The way war is operated and fought constantly changes. The goals for war differ depending on situations and needs, but in the 21st century, a trend is becoming apparent about the wars we are fighting and what needs to be accomplished by them.

We are not fighting wars between kingdoms or with outstretched swords like what was once done. Some of the current wars are still being fought over land, religion and borders, but many now are over terrorism, oil and the economy.

In recent years, wars have begun with the intention of shutting specific terrorist groups down, but in the process, have destroyed the livelihood and homes of innocent bystanders. This is, regrettably, one of the side effects of war.

However, war does not have to be left at that. Too many people misconceive that the goal of war is “winning”, regardless of what that winning entails. While, of course, losing is certainly not the goal, the goal of the wars we are commonly fighting is much greater than simply winning.

In places like Afghanistan and Iraq, there is potential to do more than take down Al-Qaeda, the Taliban, or any associated forces.

These terrorist forces should be a main focus of any war where they are the concern, but ensuring they do not regroup, or that others similar to them do not arise, is equally important in war efforts against terrorism.
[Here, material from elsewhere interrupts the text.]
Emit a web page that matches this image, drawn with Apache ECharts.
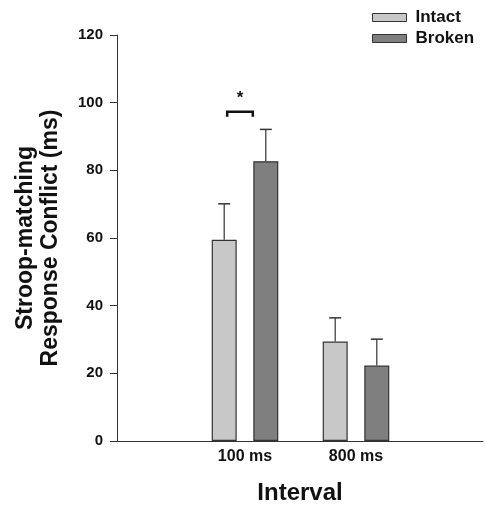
<!DOCTYPE html>
<html>
<head>
<meta charset="utf-8">
<script src="https://cdn.jsdelivr.net/npm/echarts@6/dist/echarts.min.js"></script>
<style>html,body{margin:0;padding:0;background:#fff}#c{width:492px;height:506px}</style>
</head>
<body>
<div id="c"></div>
<script>
const categories = ['100 ms', '800 ms'];
const seriesNames = ['Intact', 'Broken'];
const intactMean = [59.5, 29.4];
const intactErr = [70.1, 36.4];
const brokenMean = [82.7, 22.3];
const brokenErr = [92.1, 30.1];
const yTicks = [0, 20, 40, 60, 80, 100, 120];
const sigPair = { category: 0, level: 97.3, label: '*' };

const FONT = '"Liberation Sans", Arial, sans-serif';
const BAR_W = 25, GAP = 16.6;
const OFF = (BAR_W + GAP) / 2;
const colors = ['#c8c8c8', '#7f7f7f'];

function errSeries(means, tops, offset) {
  return {
    type: 'custom', xAxisIndex: 1, yAxisIndex: 1, z: 1,
    data: means.map((m, i) => [i, m, tops[i]]),
    renderItem: function (params, api) {
      const b = api.coord([api.value(0), api.value(1)]);
      const t = api.coord([api.value(0), api.value(2)]);
      const x = b[0] + offset;
      return { type: 'group', children: [
        { type: 'line', shape: { x1: x, y1: b[1], x2: x, y2: t[1] }, style: { stroke: '#333', lineWidth: 1.2 } },
        { type: 'line', shape: { x1: x - 6, y1: t[1], x2: x + 6, y2: t[1] }, style: { stroke: '#333', lineWidth: 1.5 } }
      ]};
    }
  };
}

const chart = echarts.init(document.getElementById('c'), null, { renderer: 'canvas' });
chart.setOption({
  animation: false,
  backgroundColor: '#fff',
  grid: [
    { left: 117, right: 9, top: 35, bottom: 65, containLabel: false, outerBoundsMode: 'none' },
    { left: 189.5, right: 80.5, top: 35, bottom: 65, containLabel: false, outerBoundsMode: 'none' }
  ],
  legend: {
    orient: 'vertical', left: 367, top: 4, itemWidth: 34, itemHeight: 8, itemGap: 4,
    icon: 'rect',
    data: seriesNames,
    textStyle: { fontFamily: FONT, fontWeight: 'bold', fontSize: 17, color: '#111', padding: [0, 0, 0, 4] },
    itemStyle: { borderColor: '#333', borderWidth: 1 }
  },
  xAxis: [
    { type: 'value', gridIndex: 0, min: 0, max: 1, axisLine: { show: true, onZero: false, lineStyle: { color: '#333', width: 1 } },
      axisTick: { show: false }, axisLabel: { show: false }, splitLine: { show: false },
      name: 'Interval', nameLocation: 'middle', nameGap: 40,
      nameTextStyle: { fontFamily: FONT, fontWeight: 'bold', fontSize: 24, color: '#111' } },
    { type: 'category', gridIndex: 1, data: categories,
      axisLine: { show: false }, axisTick: { show: false },
      axisLabel: { margin: 8, fontFamily: FONT, fontWeight: 'bold', fontSize: 16, color: '#111' } }
  ],
  yAxis: [
    { type: 'value', gridIndex: 0, min: 0, max: 120, interval: 20,
      axisLine: { show: true, lineStyle: { color: '#333', width: 1 } },
      axisTick: { show: true, length: 7, lineStyle: { color: '#333' } },
      axisLabel: { margin: 14, fontFamily: FONT, fontWeight: 'bold', fontSize: 15, color: '#111',
        formatter: v => yTicks.includes(v) ? String(v) : '' },
      splitLine: { show: false },
      name: 'Stroop-matching\nResponse Conflict (ms)', nameLocation: 'middle', nameGap: 54, nameRotate: 90,
      nameTextStyle: { fontFamily: FONT, fontWeight: 'bold', fontSize: 23, color: '#111', lineHeight: 25 } },
    { type: 'value', gridIndex: 1, min: 0, max: 120, show: false }
  ],
  series: [
    { name: 'Intact', type: 'bar', xAxisIndex: 1, yAxisIndex: 1, data: intactMean, barWidth: BAR_W, barGap: (GAP / BAR_W * 100).toFixed(1) + '%',
      itemStyle: { color: colors[0], borderColor: '#333', borderWidth: 1.2 }, z: 2 },
    { name: 'Broken', type: 'bar', xAxisIndex: 1, yAxisIndex: 1, data: brokenMean, barWidth: BAR_W,
      itemStyle: { color: colors[1], borderColor: '#333', borderWidth: 1.2 }, z: 2 },
    errSeries(intactMean, intactErr, -OFF),
    errSeries(brokenMean, brokenErr, OFF),
    { type: 'custom', xAxisIndex: 1, yAxisIndex: 1, z: 3,
      data: [[sigPair.category, sigPair.level]],
      renderItem: function (params, api) {
        const p = api.coord([api.value(0), api.value(1)]);
        const x1 = p[0] - OFF + 3, x2 = p[0] + OFF - 13;
        return { type: 'group', children: [
          { type: 'polyline', shape: { points: [[x1, p[1] + 5], [x1, p[1]], [x2, p[1]], [x2, p[1] + 5]] },
            style: { stroke: '#111', lineWidth: 2.5, fill: null } },
          { type: 'text', style: { text: sigPair.label, x: (x1 + x2) / 2, y: p[1] - 5, align: 'center', verticalAlign: 'bottom',
            font: 'bold 17px ' + FONT, fill: '#111' } }
        ]};
      } }
  ]
});
</script>
</body>
</html>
A striking fact about terrorism is that it is easier for terrorist groups to form and prosper in impoverished or developing nations. Dissolving Al-Qaeda, the Taliban or ISIS are vital steps in eradicating terrorism; however, leaving the struggling nations to fend for themselves afterwards only opens up the possibility for new, more dangerous groups that could form in the wake of destruction and transformation.
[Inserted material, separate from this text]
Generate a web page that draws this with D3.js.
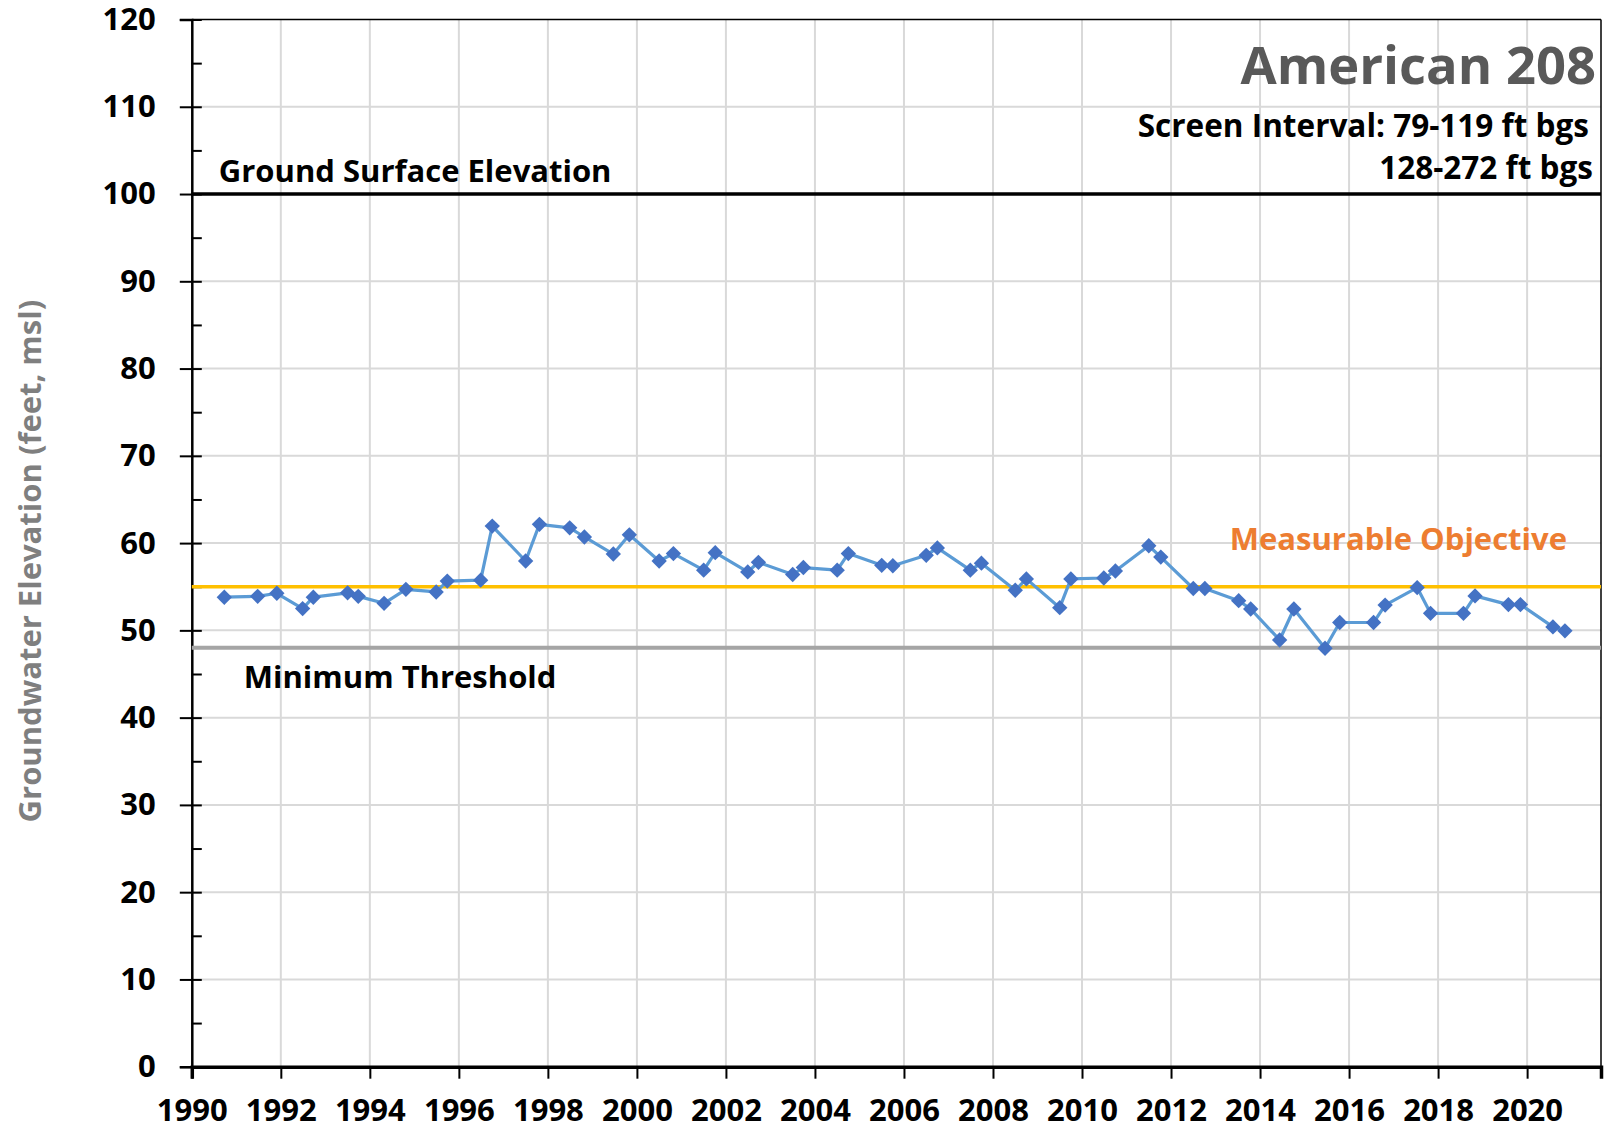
<!DOCTYPE html>
<html>
<head>
<meta charset="utf-8">
<script src="https://cdn.jsdelivr.net/npm/d3@7"></script>
<style>
  body { margin: 0; background: #fff; }
  text { font-family: "Open Sans", Lato, sans-serif; font-weight: bold; }
</style>
</head>
<body>
<script>
// measured water levels (decimal year, feet msl)
const years = [
  1990.73, 1991.48, 1991.91, 1992.49, 1992.73, 1993.50, 1993.74, 1994.32, 1994.81, 1995.49,
  1995.74, 1996.49, 1996.75, 1997.50, 1997.81, 1998.49, 1998.82, 1999.47, 1999.83, 2000.50,
  2000.82, 2001.50, 2001.76, 2002.49, 2002.73, 2003.50, 2003.74, 2004.50, 2004.75, 2005.50,
  2005.75, 2006.50, 2006.75, 2007.49, 2007.74, 2008.50, 2008.75, 2009.50, 2009.75, 2010.49,
  2010.75, 2011.50, 2011.77, 2012.50, 2012.76, 2013.52, 2013.79, 2014.44, 2014.76, 2015.46,
  2015.79, 2016.55, 2016.81, 2017.53, 2017.83, 2018.57, 2018.83, 2019.58, 2019.85, 2020.58,
  2020.85
]
const levels = [
  53.8, 53.9, 54.25, 52.5, 53.8, 54.3, 53.9, 53.1, 54.7, 54.4,
  55.65, 55.75, 61.95, 57.95, 62.15, 61.75, 60.7, 58.75, 60.95, 57.95,
  58.8, 56.9, 58.9, 56.7, 57.8, 56.4, 57.2, 56.9, 58.8, 57.45,
  57.4, 58.6, 59.45, 56.9, 57.7, 54.6, 55.9, 52.6, 55.9, 56.0,
  56.8, 59.7, 58.4, 54.8, 54.8, 53.4, 52.45, 48.9, 52.45, 47.95,
  50.9, 50.9, 52.9, 54.9, 51.95, 51.95, 53.95, 52.95, 52.95, 50.4,
  49.95
]
const xTicks = [1990, 1992, 1994, 1996, 1998, 2000, 2002, 2004, 2006, 2008, 2010, 2012, 2014, 2016, 2018, 2020]
const yTicks = [0, 10, 20, 30, 40, 50, 60, 70, 80, 90, 100, 110, 120]
const groundSurface = 100
const measurableObjective = 55
const minimumThreshold = 48
const titleLines = ['Screen Interval: 79-119 ft bgs', '128-272 ft bgs']

const W = 1606, H = 1142
const margin = { top: 19.5, right: 5, bottom: 75.3, left: 191.8 }
const width = W - margin.left - margin.right
const height = H - margin.top - margin.bottom

const svg = d3.select('body').append('svg')
  .attr('width', W)
  .attr('height', H)

const g = svg.append('g')
  .attr('transform', `translate(${margin.left},${margin.top})`)

const x = d3.scaleLinear().domain([1990, 2021.66]).range([0, width])
const y = d3.scaleLinear().domain([0, 120]).range([height, 0])

// gridlines
g.append('g')
  .selectAll('line')
  .data(xTicks.slice(1))
  .join('line')
  .attr('x1', d => x(d)).attr('x2', d => x(d))
  .attr('y1', 0).attr('y2', height)
  .attr('stroke', '#d9d9d9').attr('stroke-width', 2)

g.append('g')
  .selectAll('line')
  .data(yTicks.slice(1, -1))
  .join('line')
  .attr('x1', 0).attr('x2', width)
  .attr('y1', d => y(d)).attr('y2', d => y(d))
  .attr('stroke', '#d9d9d9').attr('stroke-width', 2)

// frame top / right
g.append('line')
  .attr('x1', 0).attr('x2', width).attr('y1', 0).attr('y2', 0)
  .attr('stroke', '#000').attr('stroke-width', 1.5)
g.append('line')
  .attr('x1', width).attr('x2', width).attr('y1', 0).attr('y2', height)
  .attr('stroke', '#000').attr('stroke-width', 1.5)

// y axis: outer major ticks + inner ticks every 5
const yAxis = g.append('g')
  .call(d3.axisLeft(y).tickValues(yTicks).tickSize(12).tickPadding(24))
yAxis.select('.domain').attr('stroke-width', 2.5)
yAxis.selectAll('.tick line').attr('stroke-width', 2)
yAxis.selectAll('.tick text')
  .attr('font-size', 31)
  .attr('fill', '#000')

const yMinor = g.append('g')
  .call(d3.axisRight(y).tickValues(d3.range(0, 121, 5)).tickSize(10).tickFormat(''))
yMinor.select('.domain').remove()
yMinor.selectAll('.tick line').attr('stroke-width', 2)

// x axis
const xAxis = g.append('g')
  .attr('transform', `translate(0,${height})`)
  .call(d3.axisBottom(x).tickValues(xTicks).tickFormat(d3.format('d')).tickSize(12).tickPadding(20))
xAxis.select('.domain').attr('stroke-width', 3.5)
xAxis.selectAll('.tick line').attr('stroke-width', 2)
xAxis.selectAll('.tick text')
  .attr('font-size', 31)
  .attr('fill', '#000')

// reference lines
g.append('line')
  .attr('x1', 0).attr('x2', width)
  .attr('y1', y(groundSurface)).attr('y2', y(groundSurface))
  .attr('stroke', '#000').attr('stroke-width', 3.5)
g.append('line')
  .attr('x1', 0).attr('x2', width)
  .attr('y1', y(measurableObjective)).attr('y2', y(measurableObjective))
  .attr('stroke', '#ffc000').attr('stroke-width', 3.5)
g.append('line')
  .attr('x1', 0).attr('x2', width)
  .attr('y1', y(minimumThreshold)).attr('y2', y(minimumThreshold))
  .attr('stroke', '#a5a5a5').attr('stroke-width', 4)

// series
const pts = years.map((yr, i) => ({ yr, v: levels[i] }))

g.append('path')
  .datum(pts)
  .attr('fill', 'none')
  .attr('stroke', '#5b9bd5')
  .attr('stroke-width', 3.2)
  .attr('stroke-linejoin', 'round')
  .attr('d', d3.line().x(d => x(d.yr)).y(d => y(d.v)))

g.append('g')
  .selectAll('path')
  .data(pts)
  .join('path')
  .attr('transform', d => `translate(${x(d.yr)},${y(d.v)})`)
  .attr('d', d3.symbol(d3.symbolDiamond2, 150))
  .attr('fill', '#4472c4')

// labels
g.append('text')
  .attr('x', 27).attr('y', y(groundSurface) - 12)
  .attr('font-size', 31).attr('fill', '#000')
  .text('Ground Surface Elevation')

g.append('text')
  .attr('x', 52).attr('y', y(minimumThreshold) + 40)
  .attr('font-size', 31).attr('fill', '#000')
  .text('Minimum Threshold')

g.append('text')
  .attr('x', width - 34).attr('y', y(measurableObjective) - 37)
  .attr('text-anchor', 'end')
  .attr('font-size', 31).attr('fill', '#ed7d31')
  .text('Measurable Objective')

g.append('text')
  .attr('x', width - 5).attr('y', 64)
  .attr('text-anchor', 'end')
  .attr('font-size', 52.5).attr('fill', '#595959')
  .text('American 208')

g.append('text')
  .attr('x', width - 12).attr('y', 117)
  .attr('text-anchor', 'end')
  .attr('font-size', 31.5).attr('fill', '#000')
  .text(titleLines[0])

g.append('text')
  .attr('x', width - 8).attr('y', 159)
  .attr('text-anchor', 'end')
  .attr('font-size', 31.5).attr('fill', '#000')
  .text(titleLines[1])

svg.append('text')
  .attr('transform', `translate(41,${margin.top + height / 2 + 18}) rotate(-90)`)
  .attr('text-anchor', 'middle')
  .attr('font-size', 31).attr('fill', '#7f7f7f')
  .text('Groundwater Elevation (feet, msl)')
</script>
</body>
</html>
Dr. Joseph Gerson, the Director of Programs of the American Friends Service Committee, recognized that to make true change with terrorism, “we must address the root causes of the attacks.”

By working to improve situations in troubled areas, problems such as terrorism can be eliminated at their roots.
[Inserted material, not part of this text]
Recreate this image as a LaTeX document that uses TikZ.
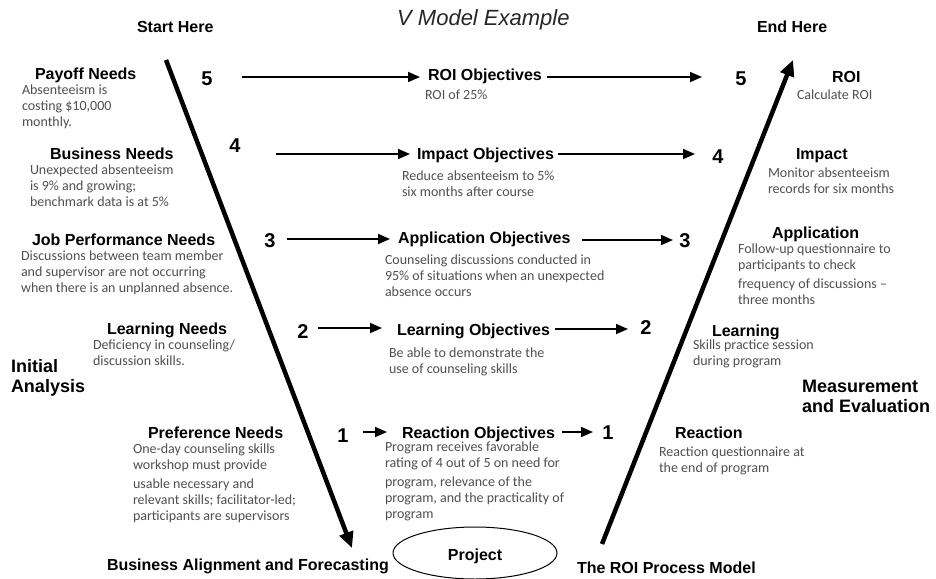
\documentclass[tikz,border=0pt]{standalone}
\usepackage{fontspec}
\setmainfont{Liberation Sans}
\newfontfamily\bodyfont{Carlito}
\usetikzlibrary{arrows.meta,shapes.geometric}
\definecolor{bodygray}{RGB}{80,80,80}
\newcommand{\stack}[1]{\begin{tabular}[t]{@{}l@{}}#1\end{tabular}}
\begin{document}
\begin{tikzpicture}[x=1pt,y=-1pt,
  hd/.style={font=\fontsize{16}{18}\selectfont\bfseries, inner sep=0pt, outer sep=0pt, anchor=base west},
  bigtitle/.style={font=\fontsize{18}{20}\selectfont\bfseries, inner sep=0pt, outer sep=0pt, anchor=base west},
  bd/.style={font=\bodyfont\fontsize{14}{16}\selectfont, text=bodygray, inner sep=0pt, outer sep=0pt, anchor=base west},
  num/.style={font=\fontsize{20}{22}\selectfont\bfseries, inner sep=0pt, outer sep=0pt, anchor=base},
  thinarr/.style={line width=1.8pt, -{Triangle[length=12pt,width=10pt]}},
  thickarr/.style={line width=4.5pt, -{Triangle[length=16pt,width=14pt]}}]
\useasboundingbox (0,0) rectangle (936,578);
\fill[white] (0,0) rectangle (936,578);

% headings along the top
\node[hd] (starthere) at (137,33) {Start Here};
\node[hd] (endhere) at (757,33) {End Here};
\node[font=\fontsize{22}{24}\selectfont\itshape, text=black!85, inner sep=0pt, anchor=base west] (title) at (397,26) {V Model Example};

% needs (left column)
\node[hd] (payoff) at (35,79) {Payoff Needs};
\node[bd] (payoffTxt) at (22,94) {\stack{Absenteeism is\\costing \$10,000\\monthly.}};
\node[hd] (bizneeds) at (50,159) {Business Needs};
\node[bd] (bizTxt) at (30,174) {\stack{Unexpected absenteeism\\is 9\% and growing;\\benchmark data is at 5\%}};
\node[hd] (jobneeds) at (32,245) {Job Performance Needs};
\node[bd] (jobTxt) at (21,260) {\stack{Discussions between team member\\and supervisor are not occurring\\when there is an unplanned absence.}};
\node[hd] (learnneeds) at (107,334) {Learning Needs};
\node[bd] (learnTxt) at (93,349) {\stack{Deficiency in counseling/\\discussion skills.}};
\node[bigtitle] (initial) at (11,372) {\stack{Initial\\Analysis}};
\node[hd] (prefneeds) at (148,438) {Preference Needs};
\node[bd] (prefTxt) at (133,453) {\stack{One-day counseling skills\\workshop must provide\\[3pt]usable necessary and\\relevant skills; facilitator-led;\\participants are supervisors}};
\node[hd] (alignment) at (107,570) {Business Alignment and Forecasting};

% level numbers
\node[num] (nL5) at (207,85) {5};
\node[num] (nL4) at (235,152) {4};
\node[num] (nL3) at (270,247) {3};
\node[num] (nL2) at (303,338) {2};
\node[num] (nL1) at (343,442) {1};
\node[num] (nR5) at (741,85) {5};
\node[num] (nR4) at (718,163) {4};
\node[num] (nR3) at (685,247) {3};
\node[num] (nR2) at (646,334) {2};
\node[num] (nR1) at (608,439) {1};

% objectives (middle column)
\node[hd] (roiobj) at (428,81) {ROI Objectives};
\node[bd] (roiTxt) at (425,99) {ROI of 25\%};
\node[hd] (impobj) at (417,159) {Impact Objectives};
\node[bd] (impTxt) at (402,180) {\stack{Reduce absenteeism to 5\%\\six months after course}};
\node[hd] (appobj) at (398,243) {Application Objectives};
\node[bd] (appTxt) at (385,264) {\stack{Counseling discussions conducted in\\95\% of situations when an unexpected\\absence occurs}};
\node[hd] (lrnobj) at (397,335) {Learning Objectives};
\node[bd] (lrnTxt) at (389,357) {\stack{Be able to demonstrate the\\use of counseling skills}};
\node[hd] (reaobj) at (402,438) {Reaction Objectives};
\node[bd] (reaTxt) at (385,451) {\stack{Program receives favorable\\rating of 4 out of 5 on need for\\[3pt]program, relevance of the\\program, and the practicality of\\program}};

% measures (right column)
\node[hd] (roi) at (832,82) {ROI};
\node[bd] (roiM) at (797,99) {Calculate ROI};
\node[hd] (impact) at (796,159) {Impact};
\node[bd] (impM) at (768,177) {\stack{Monitor absenteeism\\records for six months}};
\node[hd] (application) at (772,238) {Application};
\node[bd] (appM) at (738,253) {\stack{Follow-up questionnaire to\\participants to check\\[3pt]frequency of discussions \textendash\\three months}};
\node[hd] (learning) at (712,336) {Learning};
\node[bd] (lrnM) at (693,349) {\stack{Skills practice session\\during program}};
\node[hd] (reaction) at (675,438) {Reaction};
\node[bd] (reaM) at (659,456) {\stack{Reaction questionnaire at\\the end of program}};
\node[bigtitle] (measure) at (802,392) {\stack{Measurement\\and Evaluation}};
\node[hd] (roimodel) at (577,573) {The ROI Process Model};

% project ellipse at the bottom of the V
\node[draw, ellipse, line width=1pt, minimum width=164pt, minimum height=52pt, inner sep=0pt] (project) at (475,553) {};
\node[hd, anchor=base] (projectLbl) at (475,560) {Project};

% the two legs of the V
\coordinate (vLtop) at (166,60);
\coordinate (vLbot) at (352,548);
\coordinate (vRbot) at (602,544);
\coordinate (vRtop) at (793,60);
\draw[thickarr] (vLtop) -- (vLbot);
\draw[thickarr] (vRbot) -- (vRtop);

% level arrows
\coordinate (a5s) at (242,77);  \coordinate (a5t) at (420,77);
\coordinate (b5s) at (547,77);  \coordinate (b5t) at (702,77);
\coordinate (a4s) at (276,154); \coordinate (a4t) at (410,154);
\coordinate (b4s) at (558,154); \coordinate (b4t) at (695,154);
\coordinate (a3s) at (287,239); \coordinate (a3t) at (390,239);
\coordinate (b3s) at (582,240); \coordinate (b3t) at (673,240);
\coordinate (a2s) at (318,328); \coordinate (a2t) at (382,328);
\coordinate (b2s) at (555,329); \coordinate (b2t) at (628,329);
\coordinate (a1s) at (363,432); \coordinate (a1t) at (387,432);
\coordinate (b1s) at (562,432); \coordinate (b1t) at (593,432);
\foreach \p in {a5,b5,a4,b4,a3,b3,a2,b2,a1,b1}
  \draw[thinarr] (\p s) -- (\p t);
\end{tikzpicture}
\end{document}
From the outside, the entire nation that terrorist groups originate from are often criminalized and grouped into the same category as terrorist. This, of course, is not the case for citizens of those nations.

The Revolutionary Association of the Women of Afghanistan proved that when they urged for the “Taliban [to] be overthrown by the uprising of the Afghan nation” rather than by “a vast aggression on our country [that] will shed the blood of numerous women, men, children, young and old of our country.”

Working from the inside out is precisely what RAWA was calling for, because of their understanding that permanent change cannot be accomplished until interior progression is made.

This is not to say that troops should remain in previous war zone areas past the amount of time that is needed, or that no war efforts should be made at all. Rather, once the initial needs of war are accomplished, such as eradicating the current terrorist threats, troops should continue to aid the rebuilding of the nation so that it can become strong and dominant against any future terrorist threats.

According to The Guardian, “with more displaced people than at any time since the second world war,” helping those people and their nations that are weaker and more prone to threats is the most promising answer to achieving lasting results.

We must fight in order to protect ourselves and those around us, but ensuring that the world continues to be safe after the initial threat is gone is equally important.

“Politicians are taking the easy option of failing to understand the wider world” that is at stake if impoverished individuals and nations do not receive the aid needed.

When it is decided to step in and take action in the form of war, winning is not the only goal that should be on our minds. Improving the livelihood of those in impoverished communities and nations so that threats and issues do not reappear should also be a goal.